I'd say this guy found the magic combination of words to get his article posted on Slashdot. Heh.
"Derp de derp."
I worked on dictation and dialogue on a PDA prototype at MS several years ago. It was called MiPad and was pretty cool. Well except that it really had to use a wireless network to a computer to get the recognition done.
There are a couple of reasons why this hasn't hit the market yet:
1) the PDAs really are not powerful enough to do decent recognition. Mainly, they don't have good enough audio input systems for reasonable speech quality. Also not enough disk space for dictionary storage. And the cpus are slow and the RAM is too low.
2) at least at MS it is not a top priority to make speech work for disabled users. Outrageous you say? Not so! Turns out when the speech guys approached the accessability guys on the subject, they learned that speech recognition is not workable in most cases where accessability is needed; that is to say, the market for disabled people who cannot use the keyboard but who CAN use speech input is actually quite small. Most people who don't have the motor function to type (or use some sort of keyed input like Stephen Hawking has) dont have the motor function to speak clearly enough for speech recognition to work. Bottom line: other solutions work better.

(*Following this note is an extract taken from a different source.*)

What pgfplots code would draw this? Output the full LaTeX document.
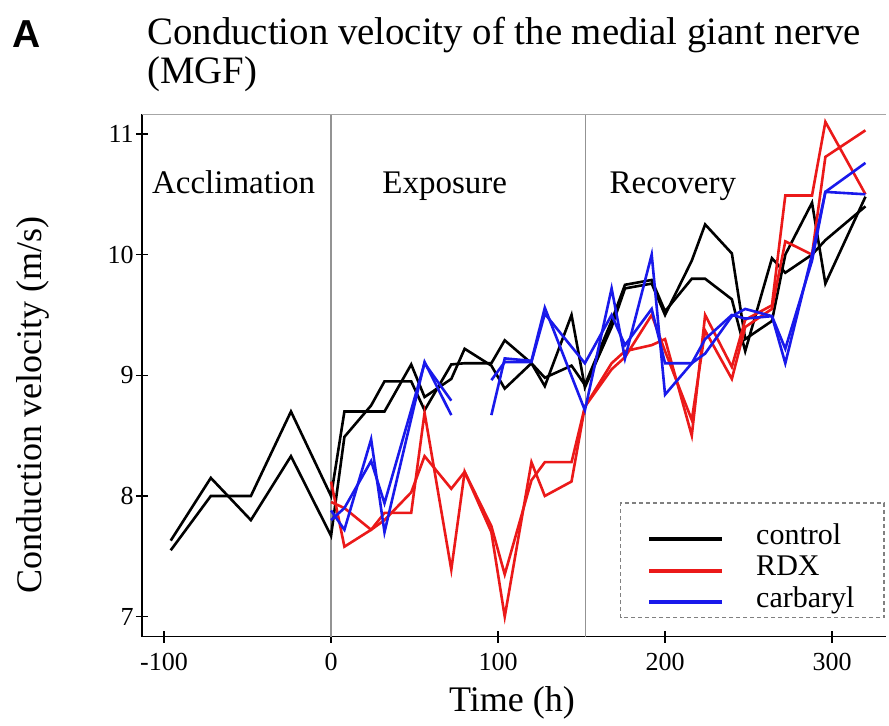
\documentclass[border=0pt]{standalone}
\usepackage{pgfplots}
\pgfplotsset{compat=1.18}
\usepackage{fontspec}
\setmainfont{Liberation Serif}
\newfontfamily\sansfont{Liberation Sans}
\definecolor{cred}{RGB}{235,25,25}
\definecolor{cblue}{RGB}{25,25,235}
\begin{document}
\begin{tikzpicture}
\useasboundingbox (-71pt,-44.65pt) rectangle (373.5pt,318.35pt);
\begin{axis}[
  at={(0pt,0pt)}, anchor=south west,
  scale only axis, width=371.75pt, height=261.2pt,
  xmin=-113.2, xmax=332, ymin=6.834, ymax=11.163,
  separate axis lines,
  axis x line*=bottom, axis y line*=left,
  axis line style={-, line width=0.75pt, black},
  xtick={-100,0,100,200,300}, ytick={7,8,9,10,11},
  tick align=center, major tick length=6pt,
  tick style={black, line width=0.6pt},
  /pgf/number format/assume math mode=true,
  ticklabel style={font=\fontsize{13}{13}\selectfont},
  xticklabel style={inner sep=0pt, anchor=north, yshift=-5pt},
  yticklabel style={inner sep=0pt, anchor=east, xshift=-1pt},
  xlabel={Time (h)}, ylabel={Conduction velocity (m/s)},
  label style={font=\fontsize{18}{18}\selectfont},
  xlabel style={at={(axis description cs:0.4977,-0.144)}, anchor=base},
  ylabel style={at={(axis description cs:-0.1345,0.4435)}, anchor=base, rotate=0},
  legend style={draw=none, fill=none, at={(0.679,0.218)}, anchor=north west,
    inner sep=0pt, font=\fontsize{15}{15}\selectfont,
    nodes={inner sep=0pt, text height=10.5pt, text depth=5.3pt},
    /tikz/every odd column/.append style={column sep=16pt}},
  legend cell align=left,
  legend image code/.code={\draw[solid, line width=2pt] (0pt,0pt) -- (36.5pt,0pt);},
  every axis plot/.append style={line width=1.3pt, line join=miter},
  clip=false,
]
% separators
\addplot[forget plot, gray!85, line width=0.6pt] coordinates {(0,6.834) (0,11.163)};
\addplot[forget plot, gray!85, line width=0.6pt] coordinates {(152.5,6.834) (152.5,11.163)};
\addplot[forget plot, gray!70, line width=0.75pt] coordinates {(-113.2,11.163) (332,11.163)};

% control
\addplot[black] coordinates {
(-96,7.55) (-72,8.00) (-48,8.00) (-24,8.70) (0,8.00) (8,8.70) (24,8.70) (32,8.70)
(48,9.09) (56,8.82) (72,8.97) (80,9.22) (96,9.08) (104,8.89) (120,9.10) (128,8.98)
(144,9.08) (152,8.92) (168,9.45) (176,9.75) (192,9.79) (200,9.53) (216,9.80) (224,9.80)
(240,9.63) (248,9.20) (264,9.97) (272,9.85) (288,10.00) (296,10.12) (320,10.40)};
\addlegendentry{control}
\addplot[black, forget plot] coordinates {
(-96,7.63) (-72,8.15) (-48,7.80) (-24,8.33) (0,7.67) (8,8.49) (24,8.75) (32,8.95)
(48,8.95) (56,8.71) (72,9.09) (80,9.10) (96,9.10) (104,9.29) (120,9.10) (128,8.91)
(144,9.50) (152,8.90) (168,9.40) (176,9.72) (192,9.76) (200,9.50) (216,9.95) (224,10.25)
(240,10.01) (248,9.30) (264,9.45) (272,10.00) (288,10.43) (296,9.76) (320,10.48)};

% RDX
\addplot[cred] coordinates {
(0,8.12) (8,7.58) (24,7.72) (32,7.86) (48,7.86) (56,8.69) (72,7.39) (80,8.20)
(96,7.70) (104,7.00) (120,8.28) (128,8.00) (144,8.12) (152,8.74) (168,9.10) (176,9.20)
(192,9.25) (200,9.30) (216,8.50) (224,9.50) (240,9.07) (248,9.46) (264,9.58) (272,10.49)
(288,10.49) (296,11.10) (320,10.50)};
\addlegendentry{RDX}
\addplot[cred, forget plot] coordinates {
(0,7.95) (8,7.90) (24,7.72) (32,7.80) (48,8.03) (56,8.33) (72,8.06) (80,8.20)
(96,7.75) (104,7.35) (120,8.13) (128,8.28) (144,8.28) (152,8.74) (168,9.05) (176,9.15)
(192,9.50) (200,9.20) (216,8.63) (224,9.37) (240,8.97) (248,9.40) (264,9.55) (272,10.11)
(288,10.00) (296,10.81) (320,11.03)};

% carbaryl
\addplot[cblue] coordinates {
(0,7.88) (8,7.72) (24,8.47) (32,7.70) (56,9.11) (72,8.67)};
\addlegendentry{carbaryl}
\addplot[cblue, forget plot] coordinates {
(0,7.80) (8,7.90) (24,8.29) (32,7.94) (56,9.10) (72,8.79)};
\addplot[cblue, forget plot] coordinates {
(96,8.67) (104,9.14) (120,9.12) (128,9.56) (152,8.71) (168,9.72) (176,9.14) (192,10.00)
(200,8.84) (216,9.10) (224,9.18) (240,9.49) (248,9.55) (264,9.49) (272,9.10) (288,10.00)
(296,10.52) (320,10.50)};
\addplot[cblue, forget plot] coordinates {
(96,8.96) (104,9.11) (120,9.11) (128,9.51) (152,9.10) (168,9.50) (176,9.25) (192,9.55)
(200,9.10) (216,9.10) (224,9.30) (240,9.50) (248,9.47) (264,9.49) (272,9.22) (288,9.95)
(296,10.52) (320,10.76)};

% phase labels
\node[anchor=base west, font=\fontsize{16.5}{16.5}\selectfont, inner sep=0pt] at (axis cs:-107.4,10.503) {Acclimation};
\node[anchor=base west, font=\fontsize{16.5}{16.5}\selectfont, inner sep=0pt] at (axis cs:30.5,10.503) {Exposure};
\node[anchor=base west, font=\fontsize{16.5}{16.5}\selectfont, inner sep=0pt] at (axis cs:166.6,10.503) {Recovery};

% legend frame
\draw[gray, line width=0.6pt, dash pattern=on 2pt off 1.5pt] (rel axis cs:0.644,0.036) rectangle (rel axis cs:0.998,0.256);
\end{axis}
\node[anchor=base west, inner sep=0pt, font=\sansfont\bfseries\fontsize{19.5}{19.5}\selectfont] at (-65pt,294.35pt) {A};
\node[anchor=base west, inner sep=0pt, font=\fontsize{19.4}{19.4}\selectfont] at (2.5pt,295.85pt) {Conduction velocity of the medial giant nerve};
\node[anchor=base west, inner sep=0pt, font=\fontsize{19.4}{19.4}\selectfont] at (2.5pt,276.35pt) {(MGF)};
\end{tikzpicture}
\end{document}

Sure, a 386 could do vioce recignition, but it required a special card that not only had higher quality sound inputs, but also had some DSPs to do the hard work. When IBM put voice recignition in OS/2 they warned you that a a 486 was not enough. (Several people tried it anyway, and it worked only within narrow limits)
To emulate a DSP required a lot of floating point math. Most PDAs do not have floating point in the CPU because nothing would use it. The few times it is needed emulation is easy enough, just very slow. No problem though because as I said floating point math isn't much used.
Don't forget that PDA cpus are not designed for speed above all else. They are designed for low power, which means they have to compromise something and require extra CPU cycles to get something done.
Finially don't forget power requirements. When doing normal use the CPU is shut down most of the time, and drawing essentially no power. Voice recignition would change that, and your battery life would suffer drasticly.